Results: The Western dominance of global interest in earthquake

Using data-driven models for global public interest, we construct per capita GDP–death–memory length contours (Fig. 3c). We find that earthquakes in nations with low and high per capita GDPs (below US$10,000/above US$30,000) generated global social memory lengths of less than one week with a weak influence from casualties. In contrast, earthquakes in nations with mid-range per capita GDPs (between US$10,000 and US$30,000) generated a relatively wider range of global social memory concerning the resulting deaths. Overall, the interest in earthquakes of the global community persists for less than two weeks regardless of the socio-economic development level of the affected nation, which we can consider a “golden” time window of opportunities to obtain international aid for earthquake relief and response.

Lastly, we construct a global network map of national public interest in earthquakes that highlights 9 out of the total 62 nations that have not been affected by earthquakes but reveal a high level of search activities during the occurrences of earthquakes elsewhere. (green dots in Fig. 4). The surprising finding is that the highest public interest emerges in countries characterized by a low seismic hazard, according to the Global Earthquake Model (GEM)-Seismic Hazard Map (Pagani et al., 2018). Thus, these Western nations, namely Australia, Belgium, Brazil, Denmark, France, Netherlands, Spain, Switzerland, and the United Kingdom, can drive the dynamics of global public interest in earthquakes despite their distance from the epicenters. This Western dominance of global public interest in earthquakes is likely responsible for the unequal attention to earthquakes occurring in developing vs. developed nations.

Discussion: Potential role of Western countries

The current findings indicate that we can leverage Western countries to spread public interest in earthquakes and increase awareness of the serious consequences of earthquakes on developing countries. Eventually, it can enhance the effectiveness of international aid and relief efforts. The findings show a different dynamic pattern from analyzing natural disaster news coverage of mass media that revealed great distance bias (i.e., low degree of coverage when disasters occur in a remote area (Berlemann and Thomas, 2019)). Unaffected countries’ interest is often influenced by the occurrence of earthquakes in neighboring countries and vicarious experiences, such as reports by relatives/others or media coverage (Becker et al., 2017). The findings highlight the importance of the ethical role of developed nations in securing timely assistance for earthquake relief in developing nations.

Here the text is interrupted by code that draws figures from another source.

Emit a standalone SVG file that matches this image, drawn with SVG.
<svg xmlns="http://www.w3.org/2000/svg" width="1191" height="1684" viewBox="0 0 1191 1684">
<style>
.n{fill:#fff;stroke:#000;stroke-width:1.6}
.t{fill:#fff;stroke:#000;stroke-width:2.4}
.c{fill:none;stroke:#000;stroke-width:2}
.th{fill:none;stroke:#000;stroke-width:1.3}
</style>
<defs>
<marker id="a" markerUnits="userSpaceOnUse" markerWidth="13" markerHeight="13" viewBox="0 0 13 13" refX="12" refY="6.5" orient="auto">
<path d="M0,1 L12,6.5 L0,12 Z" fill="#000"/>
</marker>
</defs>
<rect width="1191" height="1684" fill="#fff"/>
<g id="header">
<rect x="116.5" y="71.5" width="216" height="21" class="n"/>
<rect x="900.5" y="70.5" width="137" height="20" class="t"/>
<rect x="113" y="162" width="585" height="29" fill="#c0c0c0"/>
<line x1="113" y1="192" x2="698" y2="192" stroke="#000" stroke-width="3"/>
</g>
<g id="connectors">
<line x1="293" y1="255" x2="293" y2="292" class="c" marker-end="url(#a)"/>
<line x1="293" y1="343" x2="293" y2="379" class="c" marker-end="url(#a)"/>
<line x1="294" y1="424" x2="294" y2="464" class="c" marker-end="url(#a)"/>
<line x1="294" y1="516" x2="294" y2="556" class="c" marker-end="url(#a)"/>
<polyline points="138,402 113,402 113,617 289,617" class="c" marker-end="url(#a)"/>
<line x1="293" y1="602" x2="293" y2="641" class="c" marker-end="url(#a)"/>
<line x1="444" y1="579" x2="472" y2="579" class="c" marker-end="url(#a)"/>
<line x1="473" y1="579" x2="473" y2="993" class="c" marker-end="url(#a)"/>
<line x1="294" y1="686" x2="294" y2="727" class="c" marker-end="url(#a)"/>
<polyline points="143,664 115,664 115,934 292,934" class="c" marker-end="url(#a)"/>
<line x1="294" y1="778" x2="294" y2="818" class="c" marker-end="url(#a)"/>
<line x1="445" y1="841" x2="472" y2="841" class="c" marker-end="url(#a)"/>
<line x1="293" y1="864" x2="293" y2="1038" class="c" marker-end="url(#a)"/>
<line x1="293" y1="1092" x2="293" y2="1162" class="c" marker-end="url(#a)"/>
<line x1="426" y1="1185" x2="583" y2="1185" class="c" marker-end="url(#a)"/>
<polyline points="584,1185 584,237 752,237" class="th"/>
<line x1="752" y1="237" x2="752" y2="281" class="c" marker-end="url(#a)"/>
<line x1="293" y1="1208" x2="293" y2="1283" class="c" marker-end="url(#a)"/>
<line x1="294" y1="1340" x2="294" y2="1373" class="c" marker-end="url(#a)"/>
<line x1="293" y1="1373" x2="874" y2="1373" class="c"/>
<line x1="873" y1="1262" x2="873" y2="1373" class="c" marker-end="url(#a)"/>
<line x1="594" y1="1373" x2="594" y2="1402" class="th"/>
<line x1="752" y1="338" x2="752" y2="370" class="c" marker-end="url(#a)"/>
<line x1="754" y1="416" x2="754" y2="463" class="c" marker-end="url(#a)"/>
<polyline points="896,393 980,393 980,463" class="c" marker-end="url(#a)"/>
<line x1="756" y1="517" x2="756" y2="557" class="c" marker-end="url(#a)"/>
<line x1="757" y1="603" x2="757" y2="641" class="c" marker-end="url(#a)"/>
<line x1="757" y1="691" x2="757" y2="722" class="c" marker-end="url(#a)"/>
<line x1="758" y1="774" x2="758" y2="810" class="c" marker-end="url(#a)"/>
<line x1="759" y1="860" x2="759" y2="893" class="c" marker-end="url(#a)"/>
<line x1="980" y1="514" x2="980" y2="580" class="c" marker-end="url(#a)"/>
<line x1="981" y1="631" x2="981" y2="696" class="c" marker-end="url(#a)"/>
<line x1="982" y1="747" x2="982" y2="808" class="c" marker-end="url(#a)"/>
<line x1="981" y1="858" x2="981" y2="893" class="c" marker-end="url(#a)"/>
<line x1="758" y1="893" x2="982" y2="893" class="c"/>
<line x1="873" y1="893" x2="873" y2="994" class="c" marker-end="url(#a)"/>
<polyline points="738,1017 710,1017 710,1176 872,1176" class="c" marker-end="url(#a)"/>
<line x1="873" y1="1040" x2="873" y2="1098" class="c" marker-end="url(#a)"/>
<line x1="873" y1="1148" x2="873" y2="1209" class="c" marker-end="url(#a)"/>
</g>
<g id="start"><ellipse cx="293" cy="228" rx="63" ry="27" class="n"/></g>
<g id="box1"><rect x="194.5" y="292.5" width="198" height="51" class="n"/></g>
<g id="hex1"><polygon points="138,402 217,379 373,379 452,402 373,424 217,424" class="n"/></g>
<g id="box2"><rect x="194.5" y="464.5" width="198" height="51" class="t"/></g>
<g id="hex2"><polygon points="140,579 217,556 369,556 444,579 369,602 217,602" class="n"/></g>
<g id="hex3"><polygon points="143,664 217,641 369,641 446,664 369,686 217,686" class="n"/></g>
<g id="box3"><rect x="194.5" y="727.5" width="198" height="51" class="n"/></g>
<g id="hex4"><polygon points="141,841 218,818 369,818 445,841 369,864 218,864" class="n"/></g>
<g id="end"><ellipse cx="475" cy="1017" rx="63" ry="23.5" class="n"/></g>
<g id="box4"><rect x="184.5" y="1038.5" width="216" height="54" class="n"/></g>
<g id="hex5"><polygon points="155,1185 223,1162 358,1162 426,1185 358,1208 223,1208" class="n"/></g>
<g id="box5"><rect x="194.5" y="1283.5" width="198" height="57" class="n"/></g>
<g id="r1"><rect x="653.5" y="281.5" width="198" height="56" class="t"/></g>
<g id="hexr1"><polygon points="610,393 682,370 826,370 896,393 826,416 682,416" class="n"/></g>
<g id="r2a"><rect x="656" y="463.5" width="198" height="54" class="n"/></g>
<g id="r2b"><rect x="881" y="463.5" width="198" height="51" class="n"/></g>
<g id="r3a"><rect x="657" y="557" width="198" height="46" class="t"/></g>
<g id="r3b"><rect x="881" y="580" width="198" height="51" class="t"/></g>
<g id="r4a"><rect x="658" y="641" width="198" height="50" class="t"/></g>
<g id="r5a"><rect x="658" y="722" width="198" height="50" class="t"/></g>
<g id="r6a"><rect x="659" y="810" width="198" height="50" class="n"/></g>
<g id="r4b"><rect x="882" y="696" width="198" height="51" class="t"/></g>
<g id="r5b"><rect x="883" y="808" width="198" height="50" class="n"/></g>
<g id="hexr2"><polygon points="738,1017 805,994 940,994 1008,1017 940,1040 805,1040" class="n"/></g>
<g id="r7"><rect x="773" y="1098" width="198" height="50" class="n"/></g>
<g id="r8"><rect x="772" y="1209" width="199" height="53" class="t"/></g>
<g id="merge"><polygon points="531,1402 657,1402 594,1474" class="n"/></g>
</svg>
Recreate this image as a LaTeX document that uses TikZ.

According to Google Trends, search activity volumes about earthquake and donation are positively correlated over 2004–2019 (the temporal correlation is above 0.5; see Extended Data 4), indicating a potential opportunity to increase donations, charities, and aid resources. Therefore, humanitarian organizations should leverage publicly available big data, such as Google Trends and Twitter, as a monitoring tool of global public interest in earthquakes by country and over time following the earthquake, to raise fundraising and aid resources efficiently. Such big data will help arrange ad hoc information and communication campaigns almost in real-time with spikes of online search activity, thus promptly capturing the potential interest of donors, particularly from citizens of Western nations. It will also prevent public interest from “watering down” due to the passing of time. In addition, policymakers and stakeholders can use the two-week “golden” time window as a “Trojan horse” to involve more people in earthquake preparedness, including mitigation action recovery tools, and efforts to alleviate damage (Dowrick, 2003; Gizzi et al., 2020; Nigg, 2000; Spittal et al., 2008).

Conclusions

This study demonstrates evidence of inequalities in global public interest in earthquakes and highlights the dominancy of Western nations in contributing to the observed behavior patterns of information seeking around the world, by harnessing multiple data sources. The latter finding of the role of Western nations can be explained by long-understood conditions accruing from socio-economic development; whereas people living in societies within less developed economies are constrained to considerations of immediate basic needs, those living in more prosperous nations have more opportunity to pursue knowledge for self-actualization. Nonetheless, our results show that the social response to earthquakes varies even in developed countries.

Considering the complexity of social dynamics at the global level and the intrinsic singularity of an earthquake, other information such as the proximity of the earthquake’s epicenter to other countries, the number of available information transfer channels, and the public’s education level may also have an explanatory power for the dynamics of global pubic interest in earthquakes. Still, the findings of this study suggest the utility of big data for solving the “hierarchy of global suffering” from natural disasters (Joye, 2009) and emphasize the importance of inclusiveness in earthquake relief and mitigation. Lastly, the findings of this study encourage the global community to have a balanced interest in earthquakes and focus on soliciting aid during the first 2 weeks following an earthquake in order to maximize the effectiveness of recovery aid and efforts.